O Plano de Recuperação Judicial e a Supressão de Garantias
No entanto, uma situação interessante ocorre quando o plano de recuperação judicial trata especificamente da questão das garantias oferecidas por terceiros. Se o plano de recuperação aprovado pelos credores prever a supressão das garantias, tanto as garantias reais quanto as fidejussórias, esse ato pode, sim, beneficiar os garantidores.

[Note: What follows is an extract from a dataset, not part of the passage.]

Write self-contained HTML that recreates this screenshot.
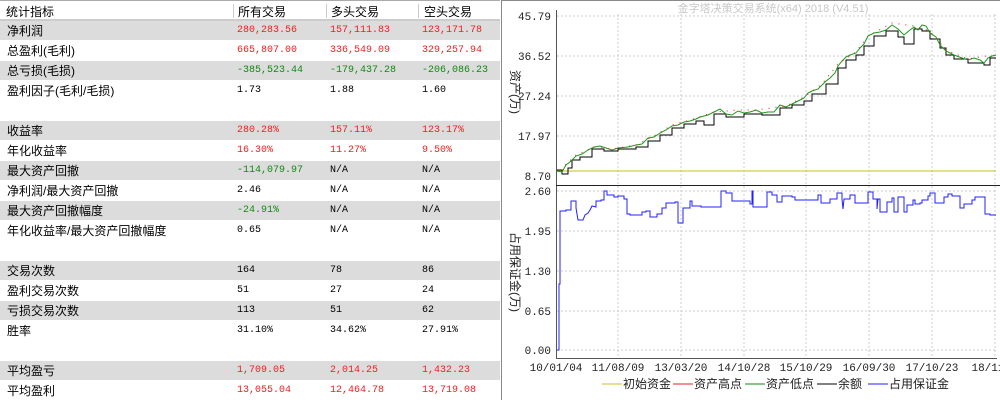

De acordo com o Superior Tribunal de Justiça (STJ), em decisões recentes, como no REsp 1.700.487/MT, de relatoria do ministro Ricardo Villas Bôas Cueva, se o plano de recuperação judicial, devidamente aprovado pelas classes de credores, incluir expressamente a liberação das garantias, essa medida vincula todos os credores, incluindo aqueles que possuem garantias prestadas por terceiros.
O STJ firmou o entendimento de que, caso o plano preveja a extinção dessas garantias, tal previsão é válida e eficaz, desde que respeitadas as formalidades e a aprovação pelos credores, nos termos do artigo 50, §1º da Lei de Recuperação Judicial e Falência.
A Importância da Aprovação do Plano de Recuperação
Um ponto crucial para credores e garantidores é o acompanhamento da aprovação do plano de recuperação judicial. Se o plano for aprovado sem contestações, a supressão das garantias pode liberar os garantidores, criando um efeito reflexo que os beneficia.
No entanto, se essa previsão não for incluída no plano ou for aprovada de forma parcial, pode ocorrer a chamada novação parcial da dívida, o que significa que parte do crédito será reestruturada, mas o credor poderá continuar cobrando o garantidor individualmente pela diferença não coberta pelo plano.
Portanto, os advogados que representam garantidores devem estar atentos à redação do plano de recuperação judicial e, se necessário, contestar previsões que possam ser prejudiciais ao garantidor, evitando que suas garantias sejam suprimidas sem a devida análise.
Reflexos para o Credor e o Garantidor
Para os credores, o impacto dessa jurisprudência é que eles devem acompanhar de perto a elaboração e a aprovação do plano de recuperação judicial, principalmente se as garantias oferecidas forem uma parte essencial da segurança para o crédito concedido. Se o plano previr a extinção dessas garantias, o credor pode perder a possibilidade de executar diretamente os bens dos garantidores.
Já para os garantidores, essa previsão pode ser um alívio, pois, se aprovada, eles ficam liberados das obrigações que assumiram em nome da empresa devedora. No entanto, caso o plano não aborde de maneira clara a extinção das garantias ou a novação total do crédito, eles podem continuar sendo cobrados.
Conclusão
A questão da recuperação judicial e seus efeitos sobre garantidores é de grande relevância para empresas, credores e terceiros envolvidos. Embora a recuperação judicial não suspenda automaticamente as ações contra garantidores, o plano de recuperação pode, se bem estruturado e aprovado, trazer benefícios a esses terceiros, liberando-os de suas obrigações.
A jurisprudência do STJ, ao validar a extinção de garantias prevista no plano de recuperação judicial, destaca a importância de se observar os termos desse plano, tanto para credores quanto para garantidores. Esse cuidado garante que os direitos de todas as partes sejam respeitados e que o processo de recuperação seja conduzido de forma justa e eficiente.